> **THE EXERCISE**: Repeat all the material exactly; pictures stay out of your copy.

********

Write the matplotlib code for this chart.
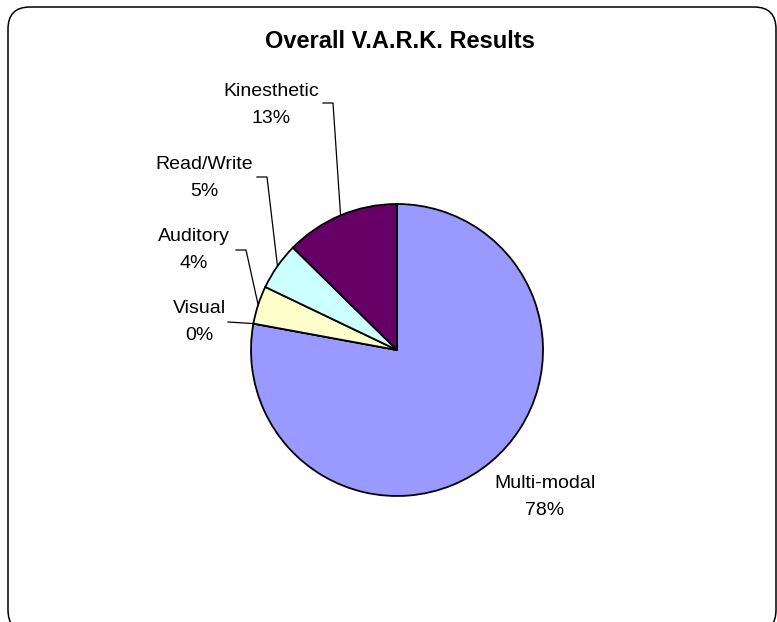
import numpy as np
import matplotlib
matplotlib.use("Agg")
import matplotlib.pyplot as plt
from matplotlib.patches import FancyBboxPatch

plt.rcParams['font.family'] = ['Liberation Sans', 'DejaVu Sans']

# data (student counts)
categories = ["Multi-modal", "Visual", "Auditory", "Read/Write", "Kinesthetic"]
counts = [74, 0, 4, 5, 12]
colors = ["#9999FF", "#993366", "#FFFFCC", "#CCFFFF", "#660066"]

W, H = 777, 622
fig = plt.figure(figsize=(W / 100, H / 100), dpi=100)
ax = fig.add_axes([0, 0, 1, 1])

# rounded chart frame (pixel coords, y up)
frame = FancyBboxPatch((8, -10), 768, 625, boxstyle="round,pad=0,rounding_size=22",
                       fc="white", ec="black", lw=1.1, zorder=0)
ax.add_patch(frame)

cx, cy, r = 397, H - 350, 146
ax.pie(counts, colors=colors, startangle=90, counterclock=False,
       center=(cx, cy), radius=r,
       wedgeprops=dict(edgecolor="black", linewidth=1.3))
ax.set_xlim(0, W)
ax.set_ylim(0, H)
ax.set_aspect("equal")
ax.axis("off")

ax.text(400, H - 42, "Overall V.A.R.K. Results", ha="center", va="center",
        fontsize=17, fontweight="bold")

# label placement (pixel coords from top-left) and leader elbow
label_pos = {
    "Multi-modal": (545, 497),
    "Visual": (199, 322),
    "Auditory": (194, 250),
    "Read/Write": (204, 178),
    "Kinesthetic": (271, 105),
}
leader = {
    "Visual": [(228, 322)],
    "Auditory": [(236, 250), (246, 250)],
    "Read/Write": [(257, 177), (267, 177)],
    "Kinesthetic": [(323, 103), (333, 103)],
}

total = sum(counts)
cum = np.cumsum([0] + counts)
for i, name in enumerate(categories):
    pct = 100 * counts[i] / total
    x, y = label_pos[name]
    ax.text(x, H - y, f"{name}\n{pct:.0f}%", ha="center", va="center",
            fontsize=14, linespacing=1.8)
    if name in leader:
        frac = (cum[i] + counts[i] / 2) / total
        ang = np.deg2rad(90 - 360 * frac)
        ex, ey = cx + r * np.cos(ang), cy + r * np.sin(ang)
        pts = [(px, H - py) for px, py in leader[name]] + [(ex, ey)]
        xs, ys = zip(*pts)
        ax.plot(xs, ys, color="black", lw=0.9, zorder=5)

fig.savefig("out.png", dpi=100)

********

> **ANSWER**:
Write the matplotlib code for this chart.
import numpy as np
import matplotlib
matplotlib.use("Agg")
import matplotlib.pyplot as plt
from matplotlib.patches import FancyBboxPatch

plt.rcParams['font.family'] = ['Liberation Sans', 'DejaVu Sans']

# data (student counts)
categories = ["Multi-modal", "Visual", "Auditory", "Read/Write", "Kinesthetic"]
counts = [74, 0, 4, 5, 12]
colors = ["#9999FF", "#993366", "#FFFFCC", "#CCFFFF", "#660066"]

W, H = 777, 622
fig = plt.figure(figsize=(W / 100, H / 100), dpi=100)
ax = fig.add_axes([0, 0, 1, 1])

# rounded chart frame (pixel coords, y up)
frame = FancyBboxPatch((8, -10), 768, 625, boxstyle="round,pad=0,rounding_size=22",
                       fc="white", ec="black", lw=1.1, zorder=0)
ax.add_patch(frame)

cx, cy, r = 397, H - 350, 146
ax.pie(counts, colors=colors, startangle=90, counterclock=False,
       center=(cx, cy), radius=r,
       wedgeprops=dict(edgecolor="black", linewidth=1.3))
ax.set_xlim(0, W)
ax.set_ylim(0, H)
ax.set_aspect("equal")
ax.axis("off")

ax.text(400, H - 42, "Overall V.A.R.K. Results", ha="center", va="center",
        fontsize=17, fontweight="bold")

# label placement (pixel coords from top-left) and leader elbow
label_pos = {
    "Multi-modal": (545, 497),
    "Visual": (199, 322),
    "Auditory": (194, 250),
    "Read/Write": (204, 178),
    "Kinesthetic": (271, 105),
}
leader = {
    "Visual": [(228, 322)],
    "Auditory": [(236, 250), (246, 250)],
    "Read/Write": [(257, 177), (267, 177)],
    "Kinesthetic": [(323, 103), (333, 103)],
}

total = sum(counts)
cum = np.cumsum([0] + counts)
for i, name in enumerate(categories):
    pct = 100 * counts[i] / total
    x, y = label_pos[name]
    ax.text(x, H - y, f"{name}\n{pct:.0f}%", ha="center", va="center",
            fontsize=14, linespacing=1.8)
    if name in leader:
        frac = (cum[i] + counts[i] / 2) / total
        ang = np.deg2rad(90 - 360 * frac)
        ex, ey = cx + r * np.cos(ang), cy + r * np.sin(ang)
        pts = [(px, H - py) for px, py in leader[name]] + [(ex, ey)]
        xs, ys = zip(*pts)
        ax.plot(xs, ys, color="black", lw=0.9, zorder=5)

fig.savefig("out.png", dpi=100)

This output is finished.